Here we are seeing the formation of a set of partnering firms that have become more robust competitors than single companies. That’s an important accomplishment and a good illustration of how strong alliances can be. But the story behind the success is a little more complicated. Shipping of goods by vehicle is a pretty old, even old-fashioned, business. It does not change quickly, and as a result the shippers have significant experience in their own operations, significant knowledge about the operations of others, and confidence that they don’t quickly have to rearrange their key systems. All this predictability allows alliances of many players to coordinate and gain cost and service improvements.

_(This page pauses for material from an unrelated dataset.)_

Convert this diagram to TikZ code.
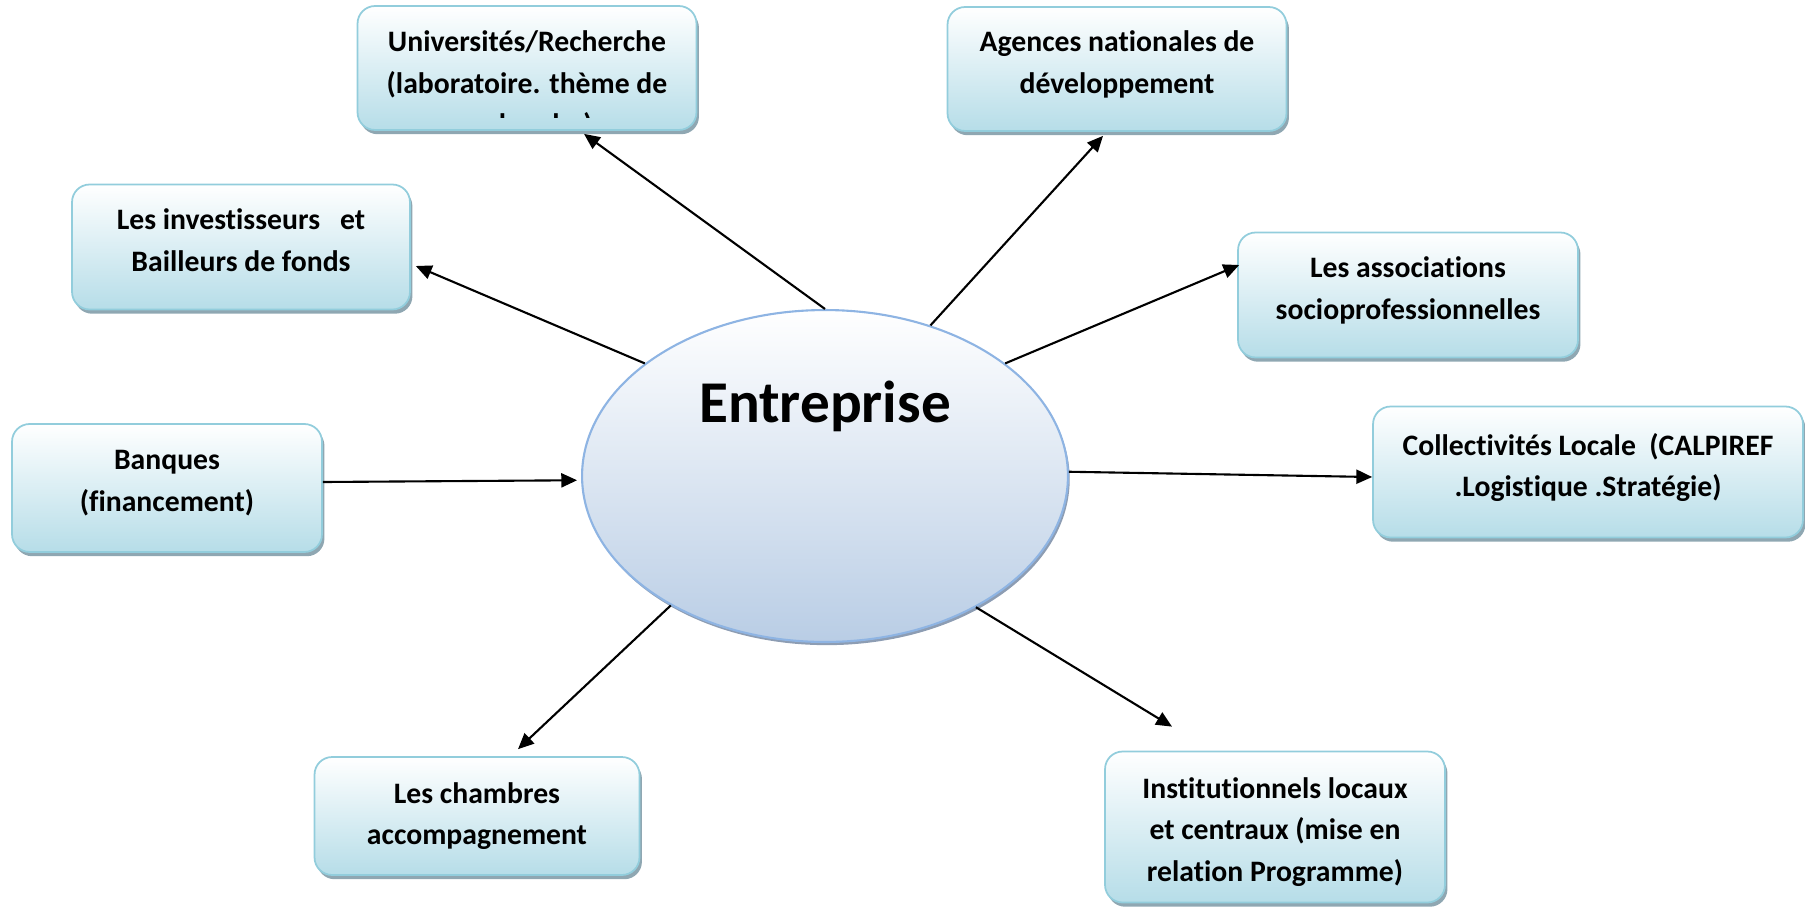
\documentclass[tikz,border=0pt]{standalone}
\usepackage{fontspec}
\setmainfont{Carlito}[Ligatures=NoCommon]
\usetikzlibrary{shapes.geometric,arrows.meta,shadows,calc}
\definecolor{boxline}{HTML}{92CDDC}
\definecolor{boxfill}{HTML}{B6DDE8}
\definecolor{boxshade}{HTML}{8FA7B2}
\definecolor{hubline}{HTML}{8EB4E3}
\definecolor{hubfill}{HTML}{B9CDE5}
\definecolor{hubshade}{HTML}{8D9DB3}
\newcommand{\padb}{\rule[-8pt]{0pt}{8pt}}
\newcommand{\padt}{\rule{0pt}{17.6pt}}
\tikzset{
  partner/.style={draw=boxline,line width=1pt,rounded corners=10pt,top color=white,bottom color=boxfill,
    align=center,inner sep=0pt,font=\bfseries\fontsize{16.9}{23.6}\selectfont,
    drop shadow={shadow xshift=1.4pt,shadow yshift=-2.4pt,fill=boxshade,opacity=1}},
  partnertxt/.style={align=center,inner sep=0pt,font=\bfseries\fontsize{16.9}{23.6}\selectfont},
  hub/.style={ellipse,draw=hubline,line width=1.2pt,top color=white,bottom color=hubfill,inner sep=0pt,
    minimum width=9.72cm,minimum height=6.64cm,
    drop shadow={shadow xshift=1pt,shadow yshift=-1.8pt,fill=hubshade,opacity=1}},
  link/.style={line width=1.2pt,-{Triangle[length=9pt,width=8pt]}}
}
\begin{document}
\begin{tikzpicture}[x=0.02cm,y=-0.02cm]
        \useasboundingbox (0,0) rectangle (1805,910);
        \node[hub] (ent) at (825,476) {};
        \node[anchor=base,font=\bfseries\fontsize{33.7}{40}\selectfont] (enttxt) at (825,422) {Entreprise};
        \node[partner,minimum width=6.78cm,minimum height=2.48cm] (univ) at (527,68) {};
        \begin{scope}
          \clip (univ.north west) rectangle ($(univ.east)+(0,49)$);
          \node[partnertxt] (univtxt) at (527,85) {Universités/Recherche\\(laboratoire. thème de\\recherche)};
        \end{scope}
        \node[partner,minimum width=6.78cm,minimum height=2.48cm] (agences) at (1117,69) {Agences nationales de\\développement\padb};
        \node[partner,minimum width=6.76cm,minimum height=2.5cm] (invest) at (241,247) {Les investisseurs\ \ \ et\\Bailleurs de fonds\padb};
        \node[partner,minimum width=6.8cm,minimum height=2.5cm] (assoc) at (1408,295) {Les associations\\socioprofessionnelles\padb};
        \node[partner,minimum width=6.2cm,minimum height=2.56cm] (banques) at (167,488) {Banques\\(financement)\padb};
        \node[partner,minimum width=8.6cm,minimum height=2.62cm] (collect) at (1588,472) {Collectivités Locale\ \ (CALPIREF\\.Logistique .Stratégie)\padb};
        \node[partner,minimum width=6.5cm,minimum height=2.36cm] (chambres) at (477,816) {Les chambres\\accompagnement};
        \node[partner,minimum width=6.8cm,minimum height=3.02cm] (instit) at (1275,827) {\padt Institutionnels locaux\\et centraux (mise en\\relation Programme)};
        \draw[link] (ent.90) -- ($(univ.south)+(57,3)$);
        \draw[link] (ent.55) -- ($(agences.south)+(-14,4)$);
        \draw[link] (ent.148) -- ($(invest.east)+(5,19)$);
        \draw[link] (ent.32) -- ($(assoc.west)+(2,-30)$);
        \draw[link] ($(banques.east)+(0,-6)$) -- ($(ent.181)+(-4,0)$);
        \draw[link] (ent.1) -- ($(collect.west)+(0,5)$);
        \draw[link] (ent.220) -- ($(chambres.north)+(41,-7)$);
        \draw[link] (ent.319) -- ($(instit.north)+(-103,-24)$);
\end{tikzpicture}
\end{document}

And each participant has enough understanding of the benefits of their alliance that there are no unnecessary conflicts over how to share in them. The shippers form an integrated network—a network with many connections among the members—in an industry that is very well suited for such networks.
The opposite of integrated networks are hub-and-spoke networks in which a central firm has connections to many other firms that are not connected themselves. We can easily see why this would not work with shipping firms: Coordination requires many connections, not a few through a central point, and the small regional firms do not have a natural leader that would be able to organize the others into a hub-and-spoke model. In addition, the ability of a hub-and-spoke network to generate innovations would largely be wasted in such a stable industry. Different networks fit different industries and firms. Along with my coauthors, Tim Rowley and Andrew Shipilov, I delve much deeper into this topic in the book Network Advantage: How to Unlock Value from Your Alliances and Partnerships (Wiley, 2014).
Not all firms find the right answer, but a growing number of regional shipping firms seem to have done so.